У наших дверей всегда сидели телохранители, которым нужно было непрерывно показывать пропуск и туда, и обратно. Это были спокойные доброжелательные молодые люди – фронтовики. Один из них усердно занимался – готовился поступать на юридический факультет университета.
Нас было немного: Игорь Евгеньевич, Виталий Лазаревич, Сахаров, несколько молодых физиков (С. З. Беленький, Ю. А. Романов, Е. С. Фрадкин. –
Сахаров работал все так же исступленно. Мне казалось часто, что он смертельно устал: то ли он еще работает ночью, то ли плохо спит. Однажды он пришел поздно. Я сразу зашла к нему с работой. Но он посмотрел на меня такими опустошенными глазами, что я только спросила: “Что с Вами?” Он помолчал. И вдруг стиснул с силой голову обеими руками и прошептал: “Вы же не понимаете!! Это ужас, ужас! Что я делаю!?” – и потом сказал совсем тихо: “Вы знаете, у меня внутренняя истерика. Я ничего не могу…”
Вот тут я сказала ему: “Идите сейчас же домой и ложитесь спать. Уходите!” Он подумал, согласился и ушел. Пришел на другой день, сказал мне с торжеством: “Вы знаете, а я проспал 13 часов подряд…”»
Сахаров:
«Настало время сказать, как мы, я в том числе, относились к моральной, человеческой стороне того дела, в котором мы активно участвовали. Моя позиция (сформировавшаяся в какой-то мере под влиянием Игоря Евгеньевича, его позиции и других вокруг меня) со временем претерпела изменения, я еще буду к этому возвращаться. Здесь же я скажу, какой она была первые 7–8 лет – до термоядерного испытания 1955 года.
Я не мог не сознавать, какими страшными, нечеловеческими делами мы занимались. Но только что окончилась война – тоже нечеловеческое дело. Я не был солдатом в той войне – но чувствовал себя солдатом этой, научно-технической. (Курчатов иногда говорил: мы солдаты – и это была не только фраза.) Со временем мы узнали или сами додумались до таких понятий, как стратегическое равновесие, взаимное термоядерное устрашение и т. п. Я и сейчас думаю, что в этих глобальных идеях действительно содержится некоторое (быть может, и не вполне удовлетворительное) интеллектуальное оправдание создания термоядерного оружия и нашего персонального участия в этом. Тогда мы ощущали все это скорей на эмоциональном уровне».

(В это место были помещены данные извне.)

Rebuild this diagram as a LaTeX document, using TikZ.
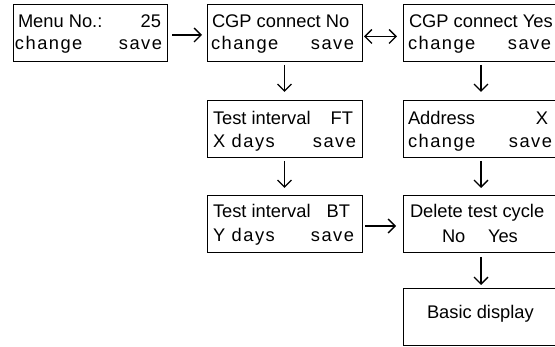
\documentclass[tikz,border=0pt]{standalone}
\usepackage{fontspec}
\setmainfont{Liberation Sans}
\newfontfamily\lcdwide[LetterSpace=8]{Liberation Sans}
\usetikzlibrary{arrows.meta}
\begin{document}
\begin{tikzpicture}[x=1pt,y=-1pt,
  box/.style={draw, line width=1pt, rectangle, anchor=north west, minimum height=57pt, inner sep=0pt, outer sep=0pt},
  colA/.style={minimum width=154pt},
  colB/.style={minimum width=155pt},
  colC/.style={minimum width=156pt},
  txt/.style={inner sep=0pt, outer sep=0pt, font=\fontsize{18.3}{20}\selectfont},
  txtw/.style={inner sep=0pt, outer sep=0pt, font=\lcdwide\fontsize{18.3}{20}\selectfont},
  arr/.style={line width=1.4pt, -{Straight Barb[length=7pt,width=14pt]}},
  darr/.style={line width=1.4pt, {Straight Barb[length=7pt,width=14pt]}-{Straight Barb[length=7pt,width=14pt]}},
]
\clip (0,0) rectangle (555,347);
% boxes
\node[box,colA] (b1) at (13,5) {};
\node[box,colB] (b2) at (207,5) {};
\node[box,colC] (b3) at (403,5) {};
\node[box,colB] (b4) at (207,101) {};
\node[box,colC] (b5) at (403,101) {};
\node[box,colB] (b6) at (207,196) {};
\node[box,colC] (b7) at (403,196) {};
\node[box,colC] (b8) at (403,289) {};
% texts box 1
\node[txt,anchor=base west] (t1a) at (18,28) {Menu No.:};
\node[txt,anchor=base east] (t1b) at (161,28) {25};
\node[txtw,anchor=base west] (t1c) at (15,50) {change};
\node[txtw,anchor=base east] (t1d) at (162,50) {save};
% box 2
\node[txt,anchor=base west] (t2a) at (212,28) {CGP connect No};
\node[txtw,anchor=base west] (t2c) at (211,50) {change};
\node[txtw,anchor=base east] (t2d) at (354,50) {save};
% box 3
\node[txt,anchor=base west] (t3a) at (409,28) {CGP connect Yes};
\node[txtw,anchor=base west] (t3c) at (408,50) {change};
\node[txtw,anchor=base east] (t3d) at (551,50) {save};
% box 4
\node[txt,anchor=base west] (t4a) at (213,125) {Test interval};
\node[txt,anchor=base east] (t4b) at (353,125) {FT};
\node[txtw,anchor=base west] (t4c) at (213,148) {X days};
\node[txtw,anchor=base east] (t4d) at (356,148) {save};
% box 5
\node[txt,anchor=base west] (t5a) at (408,125) {Address};
\node[txt,anchor=base east] (t5b) at (548,125) {X};
\node[txtw,anchor=base west] (t5c) at (408,148) {change};
\node[txtw,anchor=base east] (t5d) at (552,148) {save};
% box 6
\node[txt,anchor=base west] (t6a) at (213,218) {Test interval};
\node[txt,anchor=base east] (t6b) at (350,218) {BT};
\node[txtw,anchor=base west] (t6c) at (213,242) {Y days};
\node[txtw,anchor=base east] (t6d) at (354,242) {save};
% box 7
\node[txt,anchor=base west] (t7a) at (410,218) {Delete test cycle};
\node[txt,anchor=base west] (t7b) at (442,243) {No};
\node[txt,anchor=base west] (t7c) at (488,243) {Yes};
% box 8
\node[txt,anchor=base west] (t8a) at (427,319) {Basic display};
% connectors
\draw[arr, shorten <=5pt, shorten >=5pt] ([yshift=-1.5pt]b1.east) -- ([yshift=-1.5pt]b2.west);
\draw[darr, shorten <=2pt, shorten >=6pt] ([yshift=-3pt]b2.east) -- ([yshift=-3pt]b3.west);
\draw[arr, shorten <=3pt, shorten >=9pt] (b2.south) -- (b4.north);
\draw[arr, shorten <=3pt, shorten >=9pt] (b3.south) -- (b5.north);
\draw[arr, shorten <=3pt, shorten >=8pt] (b4.south) -- (b6.north);
\draw[arr, shorten <=3pt, shorten >=8pt] (b5.south) -- (b7.north);
\draw[arr, shorten <=3pt, shorten >=7pt] ([yshift=-1.5pt]b6.east) -- ([yshift=-1.5pt]b7.west);
\draw[arr, shorten <=4pt, shorten >=4pt] (b7.south) -- (b8.north);
\end{tikzpicture}
\end{document}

Лев Альтшулер (сослуживец Сахарова по работе на объекте, «Рядом с Сахаровым» [5]):
«В то время таким оружием монопольно владели Соединенные Штаты Америки. И это вызывало в нашей стране ощущение незащищенности и большой тревоги. Помню, как однажды летом 1946 г. я шел по Москве со знакомым, командовавшим в годы войны артиллерией корпуса. Был ясный солнечный день. Посмотрев на пешеходов, мой спутник провел ладонью по лицу и неожиданно произнес: “Смотрю на идущих москвичей, и на моих глазах они превращаются в тени людей, испарившихся в огне атомного взрыва”.
У всех, кто осознал реальности наступившей атомной эры, быстрое создание советского атомного оружия, нужного для восстановления мирового равновесия, стало “категорическим императивом”».
Сахаров:
«Осенью 1948 года мне увеличили зарплату. Кажется, тогда же я был утвержден старшим научным сотрудником. Примерно через два месяца после того, как мое предложение стало признанной темой группы, я был приглашен к Уполномоченному Совета Министров и ЦК КПСС в ФИАНе генералу госбезопасности Ф. Н. Малышеву. Должность с таким названием была введена тогда во всех научных учреждениях, ведущих значительные секретные работы, во многих предприятиях и учреждениях. Фактически это был представитель аппарата Берии, осуществлявшего таким образом общий и решающий контроль над всеми военными разработками. Небольшой, но вполне “солидный” – с сейфом и должным набором телефонов – кабинет Малышева был расположен рядом с секретным отделом. Малышев, начав с комплиментов мне и моей работе, предложил мне вступить в партию. Он сказал, что, только являясь членом партии, можно принести наибольшую пользу нашему народу, перенесшему самую страшную войну в своей истории, движению всего человечества к светлому будущему, в котором не будет места войнам. Членство в партии – это не привилегия, не легкая жизнь, а огромное обязательство перед людьми, готовность всегда быть там, где ты нужен партии, и делать то, что нужно партии. Но это одновременно чувство сопричастности к великому делу. Малышев прибавил, что он готов дать мне рекомендацию.